Im System sind alle Beteiligten gefragt

Institutionelle Kindertagesbetreuung wird von einer Verantwortungsgemeinschaft getragen. Zwar mag es entlastend erscheinen, die Verantwortung dem System oder den Verantwortlichen in ihm zuzuschieben, um selbst nichts verändern zu müssen. Doch Verantwortungsgemeinschaft bedeutet,

  1. das gemeinsame Ziel vor Augen zu haben,
  2. Träger und Grenzen der Verantwortung zu kennen,
  3. den eigenen Verantwortungsbereich auf das gemeinsame Ziel abzustimmen,
  4. mit anderen Verantwortlichen die Schnittstellen zu definieren,
  5. mit ihnen Lösungen zu finden und
  6. neue Erkenntnisse umzusetzen und zu evaluieren.

Jede Lebenswelt leistet ihre Sorgearbeit

Die Klagen einzelner Verantwortlicher lassen vermuten, dass alle hoffnungslos überfordert sind: Eltern, Kitas und Schulen. Es zeichnet sich ab, dass die Sorgetätigkeit in allen Lebensphasen neu zwischen professioneller Arbeit, freiwilligem Engagement und Familie aufgeteilt werden muss.
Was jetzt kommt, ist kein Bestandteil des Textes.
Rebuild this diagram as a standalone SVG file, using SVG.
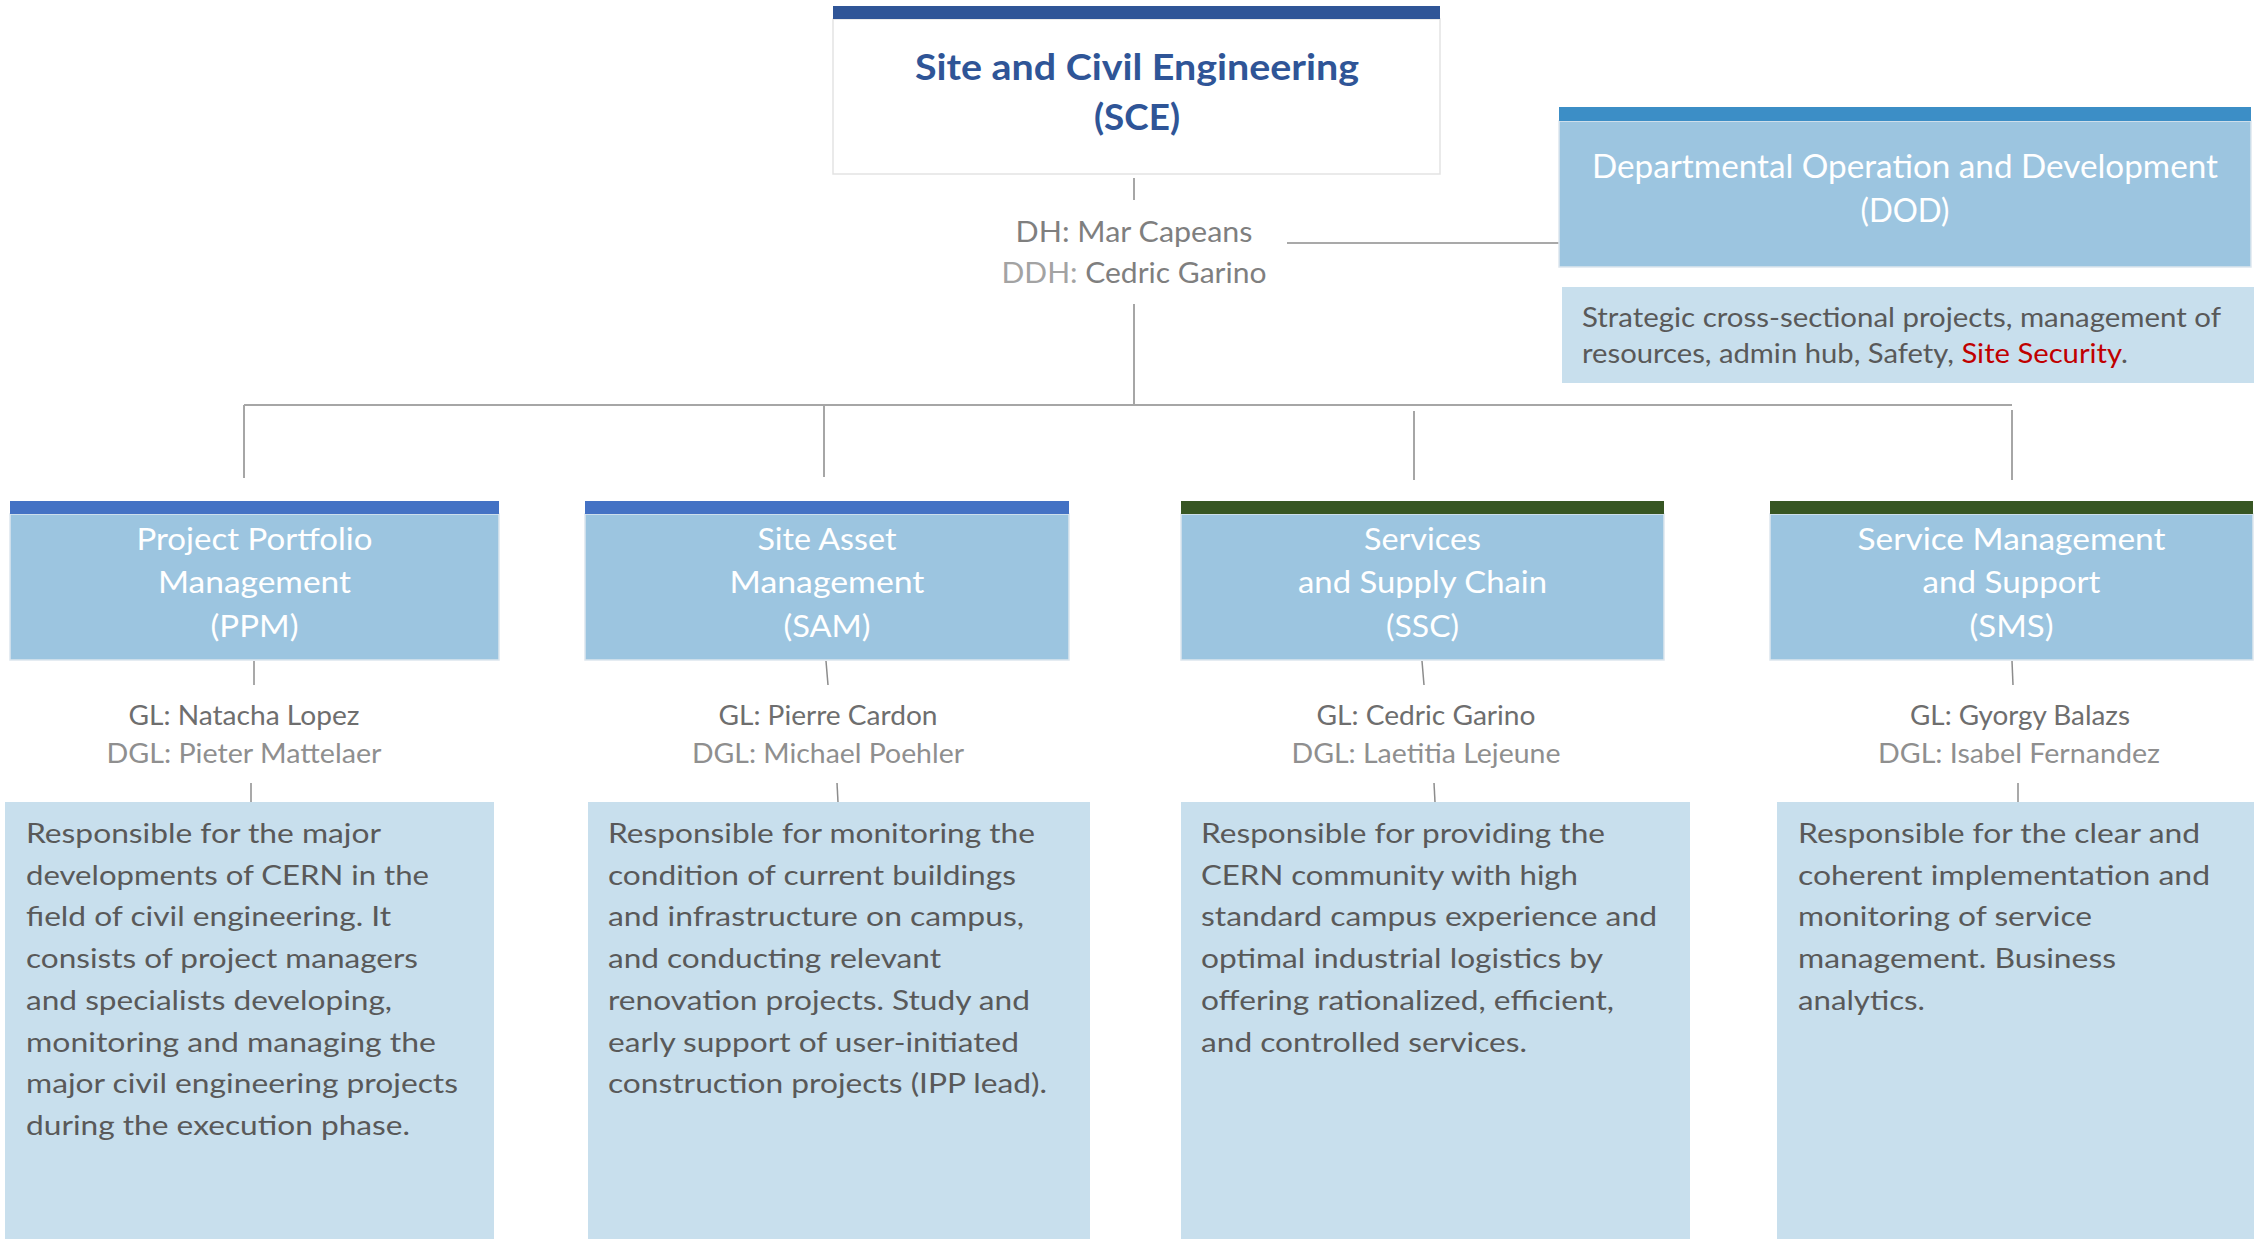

Dafür müssen passende Modelle entworfen und ausprobiert werden sowie Rahmenbedingungen von der Politik und Wirtschaft kontinuierlich weiterentwickelt werden. Möglicherweise ist die Unterscheidung zwischen familienergänzend und -ersetzend gar nicht mehr zielführend. Angemessener wäre vielleicht, von verschiedenen Lebenswelten zu sprechen. Mit Blick auf Kleinstkinder handelt es sich bei Kita/Tagespflege und Familie um zwei Welten, die auf ihre je eigene Art einen Beitrag zu deren Persönlichkeitsentwicklung leisten. Neuverteilung von Sorgearbeit heißt deshalb nicht Aufsplittung in Förderung, Betreuung, Bildung und Erziehung, sondern Verschränkung der Orte und Ansätze.

Fazit

Angesichts wachsender Unzufriedenheit bei allen Beteiligten muss neu und deutlicher definiert werden, welchen Stellenwert in unserer Gesellschaft Kinder haben und wie die Sorge um sie neu zwischen Familien, Institutionen, Politik und Gesellschaft aufgeteilt werden muss. Ein „Weiter-so“ ist nicht zielführend. Leitungskräfte können für sich und ihr Team Handlungssicherheit schaffen, auch indem sie sich von überzogenen Erwartungen abgrenzen. Gleichzeitig können sie Eltern den Zugang zu anderen Einrichtungen und Verantwortlichen erschließen.